The lobbying push came ahead of Wednesday's hearing to examine the deal before the Senate Judiciary Committee's subcommittee on Antitrust, Competition Policy and Consumer Rights.
In December, Verizon agreed to buy wireless airwave licenses, known as spectrum, from cable companies including Comcast and Time Warner. Under a separate deal announced simultaneously, Verizon and the cable companies agreed to cross-sell each other’s services.
The side deal would allow consumers to buy the cable companies’ services in Verizon Wireless stores and allow the cable companies to sell Verizon contracts as part of their packages.
“Instead of planning for a stable future that provides a world-class telecommunications infrastructure for America, Verizon has chosen to strive for the lowest common denominator in the industry, pursuing a low-wage, poor-service and limited choice alternative that benefits only their top executives at the expense of everyone else," IBEW President Edwin Hill said.

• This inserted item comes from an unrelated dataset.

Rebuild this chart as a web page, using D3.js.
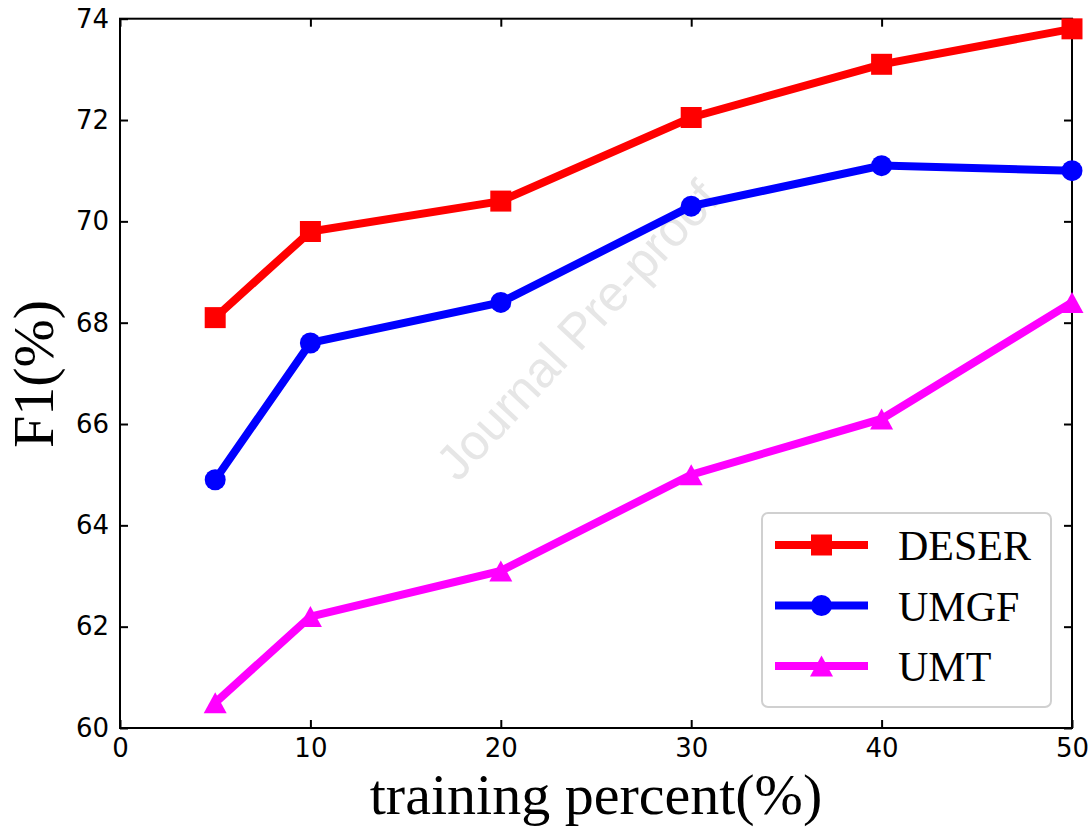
<!DOCTYPE html>
<html>
<head>
<meta charset="utf-8">
<script src="https://cdn.jsdelivr.net/npm/d3@7"></script>
<style>
  body { margin: 0; background: #fff; }
  svg { display: block; }
</style>
</head>
<body>
<div id="chart"></div>
<script>
// donnees
const percents = [5, 10, 20, 30, 40, 50];
const deser = [68.1, 69.8, 70.4, 72.05, 73.1, 73.8];
const umgf = [64.9, 67.6, 68.4, 70.3, 71.1, 71.0];
const umt = [60.5, 62.2, 63.1, 65.0, 66.1, 68.4];
const xTicks = [0, 10, 20, 30, 40, 50];
const yTicks = [60, 62, 64, 66, 68, 70, 72, 74];

const series = [
    { name: "DESER", values: deser, color: "#ff0000", marker: "square" },
    { name: "UMGF", values: umgf, color: "#0000ff", marker: "circle" },
    { name: "UMT", values: umt, color: "#ff00ff", marker: "triangle" }
];

const width = 1091;
const height = 830;
const mLeft = 120, mRight = 1072, mTop = 18.7, mBottom = 728;

const svg = d3.select("#chart")
    .append("svg")
    .attr("width", width)
    .attr("height", height);

const x = d3.scaleLinear().domain([0, 50]).range([mLeft, mRight]);
const y = d3.scaleLinear().domain([60, 74]).range([mBottom, mTop]);

// filigrane
svg.append("text")
    .attr("transform", "translate(580,333) rotate(-47)")
    .attr("text-anchor", "middle")
    .attr("dominant-baseline", "middle")
    .style("font-family", "'Liberation Sans', Arial, sans-serif")
    .style("font-size", "50px")
    .attr("fill", "#e6e6e6")
    .text("Journal Pre-proof");

// axes (ticks vers l'interieur)
const tickFont = "'DejaVu Sans', sans-serif";
function styleAxis(g) {
    g.select(".domain").remove();
    g.selectAll(".tick line").attr("stroke", "#000").attr("stroke-width", 2);
    g.selectAll(".tick text")
        .style("font-family", tickFont)
        .style("font-size", "26px")
        .attr("fill", "#000");
}

svg.append("g")
    .attr("transform", `translate(0,${mBottom})`)
    .call(d3.axisBottom(x).tickValues(xTicks).tickSize(-8).tickPadding(11).tickFormat(d3.format("d")))
    .call(styleAxis);

svg.append("g")
    .attr("transform", `translate(0,${mTop})`)
    .call(d3.axisTop(x).tickValues(xTicks).tickSize(-8).tickFormat(""))
    .call(styleAxis);

svg.append("g")
    .attr("transform", `translate(${mLeft},0)`)
    .call(d3.axisLeft(y).tickValues(yTicks).tickSize(-8).tickPadding(11).tickFormat(d3.format("d")))
    .call(styleAxis);

svg.append("g")
    .attr("transform", `translate(${mRight},0)`)
    .call(d3.axisRight(y).tickValues(yTicks).tickSize(-8).tickFormat(""))
    .call(styleAxis);

// cadre
svg.append("rect")
    .attr("x", mLeft)
    .attr("y", mTop)
    .attr("width", mRight - mLeft)
    .attr("height", mBottom - mTop)
    .attr("fill", "none")
    .attr("stroke", "#000")
    .attr("stroke-width", 2);

// marqueurs
const mSize = 21;
function markerPath(type) {
    if (type === "square") return d3.symbol(d3.symbolSquare, mSize * mSize)();
    if (type === "circle") return d3.symbol(d3.symbolCircle, Math.PI * 10.5 * 10.5)();
    const h = mSize / 2, w = 11.5;
    return `M0,${-h}L${w},${h}L${-w},${h}Z`;
}

const line = d3.line()
    .x((d, i) => x(percents[i]))
    .y(d => y(d));

series.forEach(s => {
    svg.append("path")
        .datum(s.values)
        .attr("d", line)
        .attr("fill", "none")
        .attr("stroke", s.color)
        .attr("stroke-width", 8)
        .attr("stroke-linejoin", "miter");

    svg.selectAll(null)
        .data(s.values)
        .join("path")
        .attr("transform", (d, i) => `translate(${x(percents[i])},${y(d)})`)
        .attr("d", markerPath(s.marker))
        .attr("fill", s.color);
});

// legende
const legend = svg.append("g");
legend.append("rect")
    .attr("x", 762)
    .attr("y", 513)
    .attr("width", 289)
    .attr("height", 194)
    .attr("rx", 6)
    .attr("fill", "#fff")
    .attr("fill-opacity", 0.8)
    .attr("stroke", "#d0d0d0")
    .attr("stroke-width", 2);

series.forEach((s, i) => {
    const ly = 545 + i * 60.5;
    legend.append("line")
        .attr("x1", 775).attr("x2", 868)
        .attr("y1", ly).attr("y2", ly)
        .attr("stroke", s.color)
        .attr("stroke-width", 8);
    legend.append("path")
        .attr("transform", `translate(821.5,${ly})`)
        .attr("d", markerPath(s.marker))
        .attr("fill", s.color);
    legend.append("text")
        .attr("x", 898)
        .attr("y", ly + 15)
        .style("font-family", "'Liberation Serif', 'Times New Roman', serif")
        .style("font-size", "42px")
        .text(s.name);
});

// titres des axes
svg.append("text")
    .attr("x", 596)
    .attr("y", 814)
    .attr("text-anchor", "middle")
    .style("font-family", "'Liberation Serif', 'Times New Roman', serif")
    .style("font-size", "58px")
    .text("training percent(%)");

svg.append("text")
    .attr("transform", "translate(53,374) rotate(-90)")
    .attr("text-anchor", "middle")
    .style("font-family", "'Liberation Serif', 'Times New Roman', serif")
    .style("font-size", "58px")
    .text("F1(%)");
</script>
</body>
</html>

Communications Workers of America President Larry Cohen said the deals would discourage future investment in broadband Internet networks.
"This deal will freeze then diminish wireline buildout. In short, we need policy that brings 100 percent of our nation into the 21st Century information-based global economy," Cohen said.
Supporters of the deal note that the cable companies had no immediate plans to use their stockpile of spectrum, and Verizon will be able to use the spectrum to power its next-generation wireless network.
Verizon has also insisted that the cross-marketing deals are unrelated to the spectrum sale.
A Verizon spokesman declined to comment on the union's lobbying push.
The Federal Communications Commission and the Justice Department are reviewing both deals.